Yes and so can you!
Yes, you can probably reuse your existing CNC machine's Nema23 motors, controller and other electronics to build your PrintNC.
The NEMA23 version is recommended for anyone building from scratch.
The current version is version 3.
The PrintNC STL files are available for two frame cross sections:
75 mm x 50 mm for metric countries
3 inch x 2 inch for imperial countries
STLs can be generated for other cross section dimensions by modifying the publicly published STEP files or requesting custom STLs for a small fee in the store.
The linear kit for sale in the store provides an approximate working area of 1050 mm x 650 mm x 100 mm (41” x 25” x 4”)
Larger or smaller can easily be adapted without sacrificing performance.
First of all the orientation of the X and Y axis (x wider than Y axis) in the standard size PrintNC was chosen to give you a better access to the work area without limitations to the rigidity. When scaling/planning the PrintNC workspace larger it is better to change the orientation in a way that the Y axis is the longer one, both to avoid loss of rigidity and avoid chattering. Going with the X workspace being larger than 1000mm (39") will, depending on the weight of the used Z assembly (used spindle etc.), most likely cause a bit of sagging in the X steel beam and the chance of bending forces in the Y direction. In that case increasing the thickness of the X steel beam can avoid this to a certain amount. As seen in many other CNC designs planning/building the PrintNC in extreme dimensions will need some practical experience. Trial and error will be more the exception in the mainstream sized builds.
Use a taller steel tube on the y axis and/or use a taller tube in the gantry rollers. Standard is to use a 75mm but there are some people out there using taller than that. You will have to take into account the possibility of a reduction in rigidity from having a taller gantry though due to increased lever.
If you want a bit more to start with and are willing to deal with the increased deflection caused by the longer lever arm, then just change your Y steel to 100x50 from 75x50 and that'll add 25mm extra.
The machine can be built for approximately what the current kit shown in the Three Design Store plus the steel and some additional components like (a controller, an electronics enclosure, and some other electronic components). The kits keep evolving (they are including more items) so this is a bit of a moving target. Steel could cost varies by region. (if the price is different, it could be because some components have been added/upgraded)

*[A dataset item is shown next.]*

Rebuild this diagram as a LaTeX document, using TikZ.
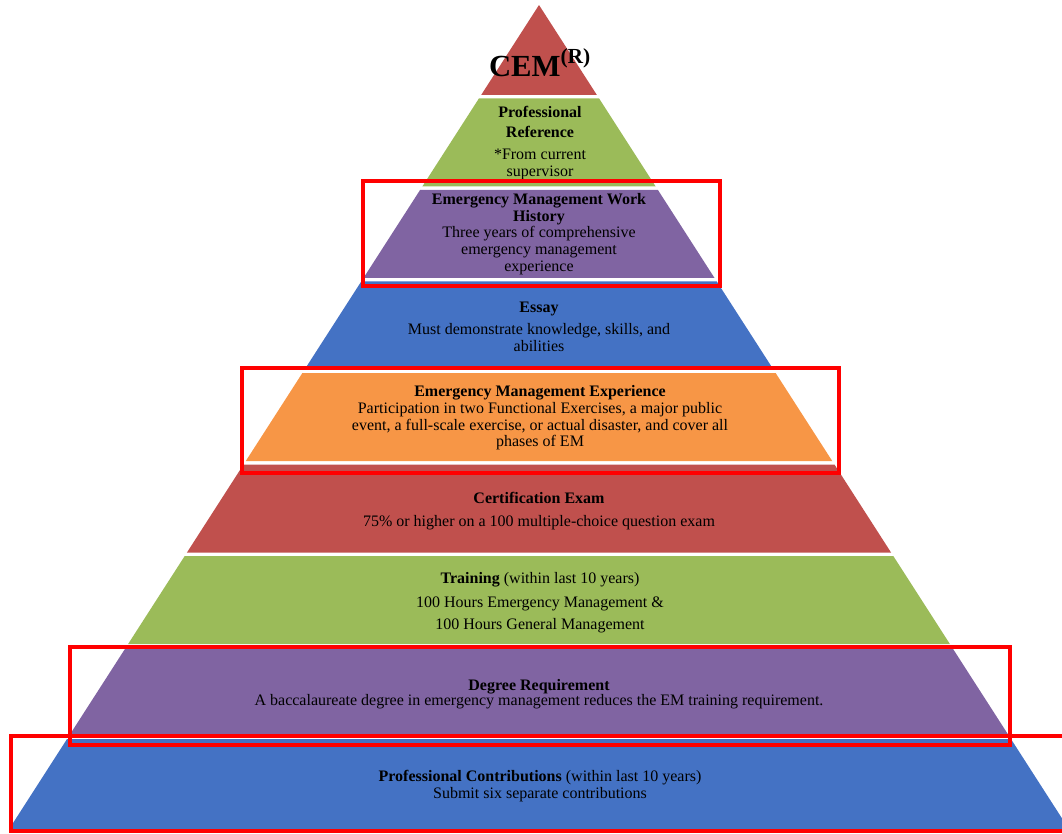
\documentclass[tikz,border=0pt]{standalone}
\usepackage{fontspec}
\setmainfont{Liberation Serif}
\usetikzlibrary{positioning}
\definecolor{pyrred}{HTML}{C0504D}
\definecolor{pyrgreen}{HTML}{9BBB59}
\definecolor{pyrpurple}{HTML}{8064A2}
\definecolor{pyrblue}{HTML}{4472C4}
\definecolor{pyrorange}{HTML}{F79646}

\begin{document}
\begin{tikzpicture}[x=0.75pt,y=-0.75pt,
  txt/.style={align=center,inner sep=0pt,font=\fontsize{12}{12.5}\selectfont},
  hilite/.style={draw=red,line width=3pt}]
\useasboundingbox (0,0) rectangle (1062,833);
\coordinate (apex) at (539,5);

\foreach \col [count=\k from 0] in {pyrred,pyrgreen,pyrpurple,pyrblue,pyrorange,pyrred,pyrgreen,pyrpurple,pyrblue}{
  \pgfmathsetmacro\ya{5+91.56*\k+1.75*(\k>0)}
  \pgfmathsetmacro\yb{5+91.56*(\k+1)-1.75*(\k<8)}
  \pgfmathsetmacro\wa{0.643*(\ya-5)}
  \pgfmathsetmacro\wb{0.643*(\yb-5)}
  \fill[\col] (539-\wa,\ya) -- (539+\wa,\ya) -- (539+\wb,\yb) -- (539-\wb,\yb) -- cycle;
}

\node[txt,anchor=base] (cem) at (540,76) {\fontsize{23}{23}\selectfont\bfseries CEM\textsuperscript{(R)}};
\node[txt] (reference) at (540,143) {\textbf{Professional}\\[2.5pt]\textbf{Reference}\\[4.5pt]*From current\\supervisor};
\node[txt] (history) at (539,234) {\textbf{Emergency Management Work}\\\textbf{History}\\Three years of comprehensive\\emergency management\\experience};
\node[txt] (essay) at (539,327) {\textbf{Essay}\\[4pt]Must demonstrate knowledge, skills, and\\abilities};
\node[txt] (experience) at (540,418) {\textbf{Emergency Management Experience}\\Participation in two Functional Exercises, a major public\\event, a full-scale exercise, or actual disaster, and cover all\\phases of EM};
\node[txt] (exam) at (539,511) {\textbf{Certification Exam}\\[5pt]75\% or higher on a 100 multiple-choice question exam};
\node[txt] (training) at (540,603) {\textbf{Training} (within last 10 years)\\[5pt]100 Hours Emergency Management \&\\[4.5pt]100 Hours General Management};
\node[txt] (degree) at (539,694) {\textbf{Degree Requirement}\\[-1pt]A baccalaureate degree in emergency management reduces the EM training requirement.};
\node[txt] (contrib) at (540,786) {\textbf{Professional Contributions} (within last 10 years)\\Submit six separate contributions};

\draw[hilite] (363,181) rectangle (720,286);
\draw[hilite] (242,368) rectangle (839,473);
\draw[hilite] (70,647) rectangle (1010,745);
\draw[hilite] (11,736) rectangle (1070,831);
\end{tikzpicture}
\end{document}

Christoph Lehner has put together a great video covering the typical costs involved in a PrintNC build here: https://www.youtube.com/watch?v=5BvZuybBrjU
Search YouTube: NycCnc, Winston Moy (probably the most apt for our size machine), and This Old Tony.
See also carbide3d channel which is also hosts a lot of videos also produced by Winston as he works for them.
Steel is ~3 stiffer than Aluminum. Wall thickness recommended for steel section is 2.5mm (0.1″)
Do not go thicker than 5mm or 0.2″.
Call a local steel supplier for various options/thicknesses before proceeding.
Yes, a machine that is deeper than it is wide is the best way to maximize rigidity. However, the PrintNC design is incredibly rigid and the benefits of having a wide machine outweigh the inconsequential loss in rigidity.
HGR rails and carriages by design are quite tolerant of inconsistencies in the mounting surface and mounting accuracy. This aspect of their design is different from many smaller standard rails such as MGN12 and is one of the reasons they were chosen for the PrintNC. HIWIN spec for HGR20 rail allows for 0.13mm of variation in the mounting surface while still remaining within the design and performance specifications for long term reliability in high duty cycle commercial environment at maximum load. HGR20 rails are also vastly over-specified for the gantry weight and any cutting forces that the PNC generates so we are working at the bottom end of their performance envelope which extends service life and reliability.
The use of 1 block per rail is a conscious design decision made after numerous iterations of the machine.
Adding a second block WILL increase the useful lifetime of your rails, however, we expect the useful lifetime on a single block will be more than adequate. HGR20 rails are overkill for a CNC router experiencing these loads. In addition, usage of a hobby router is a fraction of continuous duty machinery (for which the rails are rated)
The numerous benefits listed above, including reduced upfront cost, far outweighs the low risk and number of incidents of wear (currently 0). Rails are now inexpensive enough to simply replace them if the time ever comes.
The PrintNC is an open-source design that encourages modifications to suit your needs. You can certainly add a second block or switch to long-style blocks, if you so desire.